Sometimes students also find a typical result by looking for the median or by calculating a simple average. For the low ramp, the average distance is \((90 + 95 + 93) \div 3 = 278 \div 3\), which is about \(92.7 \textrm{ cm}\). For the high ramp, the average distance is \((140 + 145 + 143) \div 3 = 428 \div 3\), which is about \(142.7 \textrm{ cm}\). These values help compare the two ramp heights in one quick glance.
Organizing parachute data
Step 1: Record each trial clearly.
Large parachute: \(4 \textrm{ s}\), \(4.2 \textrm{ s}\), \(4.1 \textrm{ s}\).
Small parachute: \(2.8 \textrm{ s}\), \(2.9 \textrm{ s}\), \(3 \textrm{ s}\).
Step 2: Look for the pattern.
Every large-parachute time is greater than every small-parachute time.
Step 3: Use the pattern as evidence.
The larger parachute consistently falls more slowly, so it meets this goal more effectively.
Labels are important too. If you forget to label which data belong to which test, the evidence becomes confusing. Clear tables, good headings, and units help other people understand and trust your results.
Scientists often build explanations in three parts: a claim, evidence, and reasoning. The claim is what you think the data show. The evidence is the measured information. The reasoning explains why the evidence supports the claim.
For example, a claim might be: The steeper ramp causes the toy car to travel farther. The evidence is that the car traveled about \(90\) to \(95 \textrm{ cm}\) on the low ramp and about \(140\) to \(145 \textrm{ cm}\) on the high ramp. The reasoning is that the higher ramp led the car to travel farther after leaving the ramp, and the repeated measurements showed a consistent increase in distance.
"Good explanations are built from evidence, not guesses."
An explanation becomes stronger when the data are repeated and the pattern is clear. If the results are very mixed, you may need to repeat the investigation, improve the measuring, or check whether the test was fair. This is a normal part of science and engineering.
Sometimes measurements are not accurate because the starting point moves, the ruler is not lined up correctly, or the timer starts late. A student might also push the toy car by accident instead of letting it go gently from the same place each time. These small mistakes can change the data.
One way to improve data is to use a consistent procedure. Mark the starting line. Place the ruler in the same position every trial. Release the object the same way every time.
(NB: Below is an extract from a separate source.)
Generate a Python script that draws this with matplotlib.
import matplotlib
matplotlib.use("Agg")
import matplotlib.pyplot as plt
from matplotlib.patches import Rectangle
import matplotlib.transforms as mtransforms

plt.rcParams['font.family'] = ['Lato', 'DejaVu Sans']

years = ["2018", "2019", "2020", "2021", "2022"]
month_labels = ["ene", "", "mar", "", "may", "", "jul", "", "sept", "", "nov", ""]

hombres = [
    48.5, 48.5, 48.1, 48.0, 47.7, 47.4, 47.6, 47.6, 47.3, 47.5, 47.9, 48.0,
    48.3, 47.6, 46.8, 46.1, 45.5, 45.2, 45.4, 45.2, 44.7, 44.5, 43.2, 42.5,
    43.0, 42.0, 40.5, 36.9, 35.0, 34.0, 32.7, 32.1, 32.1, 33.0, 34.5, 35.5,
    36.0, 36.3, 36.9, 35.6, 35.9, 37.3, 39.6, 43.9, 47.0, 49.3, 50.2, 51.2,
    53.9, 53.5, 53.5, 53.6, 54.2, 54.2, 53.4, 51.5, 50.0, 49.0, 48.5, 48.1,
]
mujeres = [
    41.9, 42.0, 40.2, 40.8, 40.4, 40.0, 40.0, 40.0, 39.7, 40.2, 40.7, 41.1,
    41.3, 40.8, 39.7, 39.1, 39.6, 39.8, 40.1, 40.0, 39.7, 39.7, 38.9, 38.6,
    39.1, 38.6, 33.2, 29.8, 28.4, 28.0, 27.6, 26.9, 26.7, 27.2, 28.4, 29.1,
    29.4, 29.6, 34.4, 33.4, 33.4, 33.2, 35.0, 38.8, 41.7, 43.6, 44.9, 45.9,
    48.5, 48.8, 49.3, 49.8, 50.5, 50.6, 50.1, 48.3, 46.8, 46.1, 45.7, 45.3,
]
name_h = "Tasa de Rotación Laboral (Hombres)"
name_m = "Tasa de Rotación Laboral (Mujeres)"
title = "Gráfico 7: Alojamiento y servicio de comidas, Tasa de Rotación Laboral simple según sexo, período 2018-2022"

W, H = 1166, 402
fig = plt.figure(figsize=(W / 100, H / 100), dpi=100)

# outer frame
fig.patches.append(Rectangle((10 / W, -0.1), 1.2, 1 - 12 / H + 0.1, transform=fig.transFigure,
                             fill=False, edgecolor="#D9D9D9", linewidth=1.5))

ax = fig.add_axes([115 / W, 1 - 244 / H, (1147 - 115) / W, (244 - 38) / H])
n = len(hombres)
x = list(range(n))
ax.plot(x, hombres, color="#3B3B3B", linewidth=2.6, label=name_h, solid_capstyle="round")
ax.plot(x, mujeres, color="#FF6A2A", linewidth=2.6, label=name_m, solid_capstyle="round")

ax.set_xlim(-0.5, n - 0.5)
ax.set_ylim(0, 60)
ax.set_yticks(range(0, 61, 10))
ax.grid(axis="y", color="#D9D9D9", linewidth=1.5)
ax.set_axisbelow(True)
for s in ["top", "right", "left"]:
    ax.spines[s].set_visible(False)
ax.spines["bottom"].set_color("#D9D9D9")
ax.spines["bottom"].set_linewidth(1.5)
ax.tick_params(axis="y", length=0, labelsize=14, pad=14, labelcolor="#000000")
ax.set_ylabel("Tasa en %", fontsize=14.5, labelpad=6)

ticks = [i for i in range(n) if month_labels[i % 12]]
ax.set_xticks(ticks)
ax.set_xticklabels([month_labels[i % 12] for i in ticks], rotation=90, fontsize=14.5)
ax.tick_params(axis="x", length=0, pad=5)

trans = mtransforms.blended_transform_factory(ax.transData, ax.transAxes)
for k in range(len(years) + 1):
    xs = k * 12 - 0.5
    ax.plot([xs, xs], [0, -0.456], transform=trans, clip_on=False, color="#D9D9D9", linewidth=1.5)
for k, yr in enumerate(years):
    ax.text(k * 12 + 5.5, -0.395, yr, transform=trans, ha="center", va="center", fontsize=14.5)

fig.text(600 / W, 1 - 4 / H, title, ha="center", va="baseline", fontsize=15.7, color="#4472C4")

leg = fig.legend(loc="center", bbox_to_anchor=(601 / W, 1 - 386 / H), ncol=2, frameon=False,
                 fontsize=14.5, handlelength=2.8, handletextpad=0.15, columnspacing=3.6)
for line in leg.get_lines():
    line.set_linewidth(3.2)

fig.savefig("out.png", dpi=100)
Record the result right away so it is not forgotten.
Another helpful strategy is to repeat trials and compare them. If two trials are close and one is very different, that unusual result may need checking. This does not mean you should hide data. It means you should investigate why the result was different and make sure your testing method is careful.
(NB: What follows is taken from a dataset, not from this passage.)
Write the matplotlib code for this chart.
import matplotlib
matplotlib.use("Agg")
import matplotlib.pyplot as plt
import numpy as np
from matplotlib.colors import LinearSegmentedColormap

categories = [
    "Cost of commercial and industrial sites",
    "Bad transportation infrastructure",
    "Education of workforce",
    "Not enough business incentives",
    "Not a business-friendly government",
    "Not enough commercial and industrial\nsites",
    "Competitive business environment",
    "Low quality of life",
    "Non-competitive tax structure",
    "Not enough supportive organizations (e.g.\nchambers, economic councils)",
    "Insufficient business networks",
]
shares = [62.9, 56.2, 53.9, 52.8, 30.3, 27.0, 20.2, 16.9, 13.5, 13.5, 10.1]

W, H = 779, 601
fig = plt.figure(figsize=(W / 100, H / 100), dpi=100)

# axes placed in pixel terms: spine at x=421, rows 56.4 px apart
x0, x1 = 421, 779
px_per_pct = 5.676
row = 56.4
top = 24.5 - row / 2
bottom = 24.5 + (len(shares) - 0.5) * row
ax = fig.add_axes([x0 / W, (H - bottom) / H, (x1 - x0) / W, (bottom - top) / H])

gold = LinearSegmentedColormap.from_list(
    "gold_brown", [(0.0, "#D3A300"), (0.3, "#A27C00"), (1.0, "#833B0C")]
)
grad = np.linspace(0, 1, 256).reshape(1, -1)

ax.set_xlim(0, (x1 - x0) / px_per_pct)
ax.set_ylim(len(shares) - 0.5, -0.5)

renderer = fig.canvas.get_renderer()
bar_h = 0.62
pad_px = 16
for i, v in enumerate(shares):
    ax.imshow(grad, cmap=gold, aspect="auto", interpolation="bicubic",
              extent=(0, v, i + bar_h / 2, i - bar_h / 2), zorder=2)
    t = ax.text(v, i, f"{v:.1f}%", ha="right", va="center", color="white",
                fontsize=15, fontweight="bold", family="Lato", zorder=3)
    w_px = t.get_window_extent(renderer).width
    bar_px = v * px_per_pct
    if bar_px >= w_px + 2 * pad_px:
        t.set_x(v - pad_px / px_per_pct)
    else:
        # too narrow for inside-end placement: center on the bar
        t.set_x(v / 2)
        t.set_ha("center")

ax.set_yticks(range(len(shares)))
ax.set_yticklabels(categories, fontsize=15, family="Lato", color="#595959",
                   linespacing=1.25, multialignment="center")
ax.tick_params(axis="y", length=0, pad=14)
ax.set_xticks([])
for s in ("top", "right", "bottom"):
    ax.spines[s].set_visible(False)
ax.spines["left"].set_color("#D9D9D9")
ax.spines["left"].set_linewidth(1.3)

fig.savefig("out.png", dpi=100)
The motion pattern from [Figure 1] also reminds us that measurements are most useful when the timing is consistent. If you measure position every \(1 \textrm{ s}\), the pattern is easier to interpret than if you measure after random time gaps.
Observations and measurements are used everywhere. On a playground, you can notice that a swing moves back and forth in a pattern. In traffic, engineers measure how cars move so they can design safer roads. In sports, coaches measure speed, distance, and time to help athletes improve. In weather science, tools measure wind, rain, and temperature so meteorologists can make better predictions.
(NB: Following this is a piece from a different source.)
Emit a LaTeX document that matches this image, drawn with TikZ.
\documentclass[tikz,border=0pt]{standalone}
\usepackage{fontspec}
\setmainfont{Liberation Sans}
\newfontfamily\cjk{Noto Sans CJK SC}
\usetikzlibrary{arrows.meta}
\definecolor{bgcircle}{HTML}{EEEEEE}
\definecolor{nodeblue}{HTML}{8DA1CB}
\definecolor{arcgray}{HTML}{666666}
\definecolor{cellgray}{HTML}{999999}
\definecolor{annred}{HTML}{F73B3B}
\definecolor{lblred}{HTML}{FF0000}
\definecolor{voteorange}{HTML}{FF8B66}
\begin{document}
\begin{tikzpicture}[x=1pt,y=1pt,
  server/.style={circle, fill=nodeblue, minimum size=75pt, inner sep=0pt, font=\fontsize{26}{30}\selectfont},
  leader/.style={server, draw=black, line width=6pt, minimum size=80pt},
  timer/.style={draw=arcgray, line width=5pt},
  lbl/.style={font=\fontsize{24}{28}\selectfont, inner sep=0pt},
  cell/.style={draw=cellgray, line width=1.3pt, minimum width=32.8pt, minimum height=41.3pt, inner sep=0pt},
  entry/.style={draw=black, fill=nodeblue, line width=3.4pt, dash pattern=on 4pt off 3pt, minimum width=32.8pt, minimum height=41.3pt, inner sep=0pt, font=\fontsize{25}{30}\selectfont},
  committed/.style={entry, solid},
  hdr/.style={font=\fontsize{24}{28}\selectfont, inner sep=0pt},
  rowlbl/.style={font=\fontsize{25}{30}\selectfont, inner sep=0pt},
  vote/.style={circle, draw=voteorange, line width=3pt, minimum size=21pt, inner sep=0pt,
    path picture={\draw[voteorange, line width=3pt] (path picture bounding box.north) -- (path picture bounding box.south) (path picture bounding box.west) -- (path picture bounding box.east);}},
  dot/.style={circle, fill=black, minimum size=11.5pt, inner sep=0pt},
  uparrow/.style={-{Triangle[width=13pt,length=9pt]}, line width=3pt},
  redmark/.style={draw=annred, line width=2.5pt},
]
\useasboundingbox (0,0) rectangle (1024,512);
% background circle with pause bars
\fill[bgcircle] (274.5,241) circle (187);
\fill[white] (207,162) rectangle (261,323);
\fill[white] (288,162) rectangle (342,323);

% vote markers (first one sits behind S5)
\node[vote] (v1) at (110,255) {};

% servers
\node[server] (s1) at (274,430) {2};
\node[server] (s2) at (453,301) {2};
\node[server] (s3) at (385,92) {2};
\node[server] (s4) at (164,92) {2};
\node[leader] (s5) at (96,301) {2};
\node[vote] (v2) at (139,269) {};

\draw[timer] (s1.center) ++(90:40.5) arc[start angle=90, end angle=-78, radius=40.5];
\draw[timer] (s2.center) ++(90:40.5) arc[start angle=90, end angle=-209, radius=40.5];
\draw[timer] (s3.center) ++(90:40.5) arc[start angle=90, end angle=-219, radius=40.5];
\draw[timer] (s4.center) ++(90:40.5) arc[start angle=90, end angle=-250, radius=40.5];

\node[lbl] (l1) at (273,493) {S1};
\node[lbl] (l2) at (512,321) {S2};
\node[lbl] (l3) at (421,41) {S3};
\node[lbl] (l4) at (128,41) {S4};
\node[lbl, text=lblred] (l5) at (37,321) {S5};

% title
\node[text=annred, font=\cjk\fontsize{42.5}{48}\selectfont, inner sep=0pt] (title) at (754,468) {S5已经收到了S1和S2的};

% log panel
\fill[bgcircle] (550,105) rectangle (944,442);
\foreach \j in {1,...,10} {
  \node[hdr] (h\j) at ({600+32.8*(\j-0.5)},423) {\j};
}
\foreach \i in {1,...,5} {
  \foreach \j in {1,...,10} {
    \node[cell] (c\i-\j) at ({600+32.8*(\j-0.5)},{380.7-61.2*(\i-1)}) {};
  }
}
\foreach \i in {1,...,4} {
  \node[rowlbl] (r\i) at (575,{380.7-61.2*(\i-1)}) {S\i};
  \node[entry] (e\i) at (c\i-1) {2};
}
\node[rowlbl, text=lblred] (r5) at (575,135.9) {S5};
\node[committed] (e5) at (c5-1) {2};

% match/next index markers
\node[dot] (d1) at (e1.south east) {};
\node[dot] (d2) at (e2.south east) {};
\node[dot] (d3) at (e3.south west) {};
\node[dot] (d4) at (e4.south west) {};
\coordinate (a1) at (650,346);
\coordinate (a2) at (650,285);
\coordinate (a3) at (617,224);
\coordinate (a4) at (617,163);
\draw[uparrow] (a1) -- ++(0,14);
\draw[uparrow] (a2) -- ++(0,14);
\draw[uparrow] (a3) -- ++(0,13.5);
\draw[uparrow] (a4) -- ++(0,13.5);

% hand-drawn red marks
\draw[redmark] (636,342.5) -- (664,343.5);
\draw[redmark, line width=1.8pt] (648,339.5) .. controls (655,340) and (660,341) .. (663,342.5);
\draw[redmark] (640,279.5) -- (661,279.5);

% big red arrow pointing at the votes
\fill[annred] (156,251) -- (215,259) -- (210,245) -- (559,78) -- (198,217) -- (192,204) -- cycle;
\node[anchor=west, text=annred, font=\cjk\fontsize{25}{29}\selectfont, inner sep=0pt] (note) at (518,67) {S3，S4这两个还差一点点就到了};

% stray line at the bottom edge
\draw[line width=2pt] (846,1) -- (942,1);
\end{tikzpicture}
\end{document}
Engineers also test design solutions in daily life. Bike helmets are tested to protect heads better. Shoe designers test grip to reduce slipping. Builders test materials to learn which designs are strongest. In each case, data serve as the basis for deciding what works.
Space scientists track the motion of planets, moons, and spacecraft by making repeated observations over time. Patterns in those observations help them predict where objects in space will be later.
Whether you are studying a rolling ball, a dissolving solid, or a better parachute design, the big idea stays the same: careful observations and measurements produce data, and data become evidence for an explanation or a design decision.